Here are some ways that technology can improve government-citizen communication, and how they can offer trickle-down opportunities for the private sector.

  1. Provide simple, straightforward online services
    According to the United Nations, the digital readiness of various governments in Asia comes out at 26%, which is less than half of the world’s top performer: Europe.

    One way to improve the situation is to introduce online services that are powered by voice-assisted AI. Such services will improve digital inclusion by allowing citizens to perform tasks quickly and easily. This includes obtaining official documents, making requests outside working hours, as well as arranging meetings with the right people.

    In Singapore, for example, the national authentication system SingPass allows residents to readily access a myriad government services—everything from birth and marriage certificates to property and vehicle registrations. Convenience aside, security is also built on the app level, which means that personal data of Singapore citizens and permanent residents are well protected from potential breaches. Yet, the system has yet to allow voice-assisted transactions.

    Such a function will undoubtedly lower the digital barriers for users—which has benefits that transcend the public sector: for example, simplifying the process for private businesses to obtain official documentation will make it easier for financial institutions to verify their customers, which is a key function for account opening and maintenance.
  2. Maintain ‘live’ voice assistance for low-tech citizens
    Implementing online services is all well and good, but the Asia Pacific region continues to suffer from a severe digital divide. About 52% of the region’s 4.3bn people continue to lack internet access. This means that a significant population still relies on traditional methods such as phone calls to access various government services.

    Technology can be used to bridge that divide. For example, instead of relying on the caller to identify which department or person to connect to, interactive voice responses can pre-qualify these incoming calls and route them to the right service provider.

    Such features are especially critical for customer-facing agencies.
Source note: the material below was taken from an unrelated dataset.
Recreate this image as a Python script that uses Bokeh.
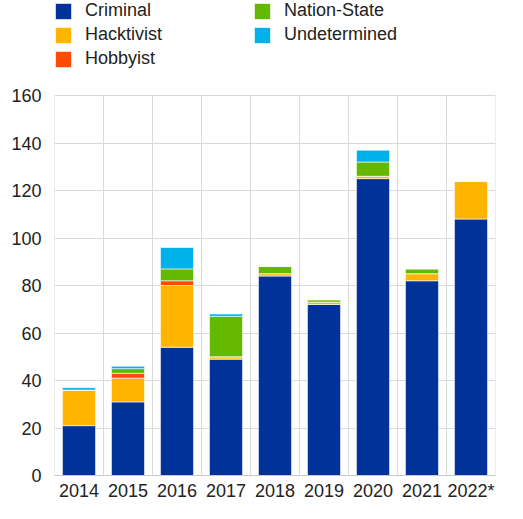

Interactive voice responses can  enhance efficiency and improve the overall customer experience and satisfaction for non-technically-inclined groups.

    When it comes to customer service, friction-less encounters or interactions are crucial for delivering consistent, positive customer experiences.
  3. Reduce physical queues
    No matter where you are in the world, bureaucracy is alive and well, and siloed services make it extra difficult for members of the public to get the help they need—especially on a face-to-face basis, but even when lockdowns lift.

    Technology can help ease such congestions. Indoor geolocation services can orient citizens to the right offices and offer public-facing information on wait times. Location services also help public authorities rethink crowd safety in high-traffic public spaces or buildings.

    Geolocation services can be used in public transport systems to point passengers in the right direction and study crowd patterns in busy stations and terminals. Instead of relying on pamphlets and on-site staff, crowd control can be achieved through geolocation services at conferences, exhibitions and other events.

    In short, as long as a queue forms, there are business potentials for geolocation services.
  4. Simplify the feedback loop
    The best way to improve citizen engagement is to make the process of giving feedback as simple and straightforward as possible. A mobile app is a good place to start, considering that South-east Asians spend more time on the mobile internet than anyone else on the planet.

    In Indonesia’s West Java, Sapawarga is a smart app that allows residents to report problems directly to the local government. It is also being used by the local anti-hoax task force to debunk fake news. Such a mobile-enabled feedback service enables citizens to engage and interact with relevant authorities, allowing issues to be addressed within a shorter time.
  5. Secure all personal data
    Considering the incessant rise in cybersecurity threats, certain industry sectors have shored up their defenses, but the public sector falls short on this front.

    According to an IBM report, the public sector is among the least prepared in detecting and containing data breaches compared to other industry sectors, taking an average of 324 days to identify and contain security lapses.

    Therefore, cybersecurity is a critical component of effective government-citizen communication. From setting up geo-fencing and revising cybersecurity policies, to automating security processes and hiring the relevant talent, governments can use technology to protect citizens and residents to building long-term trust.

As the world slowly but surely recovers from the economic impact of the pandemic, the ability to harness the power of technology will give countries and businesses the competitive edge they need to thrive in the recovery phase and beyond.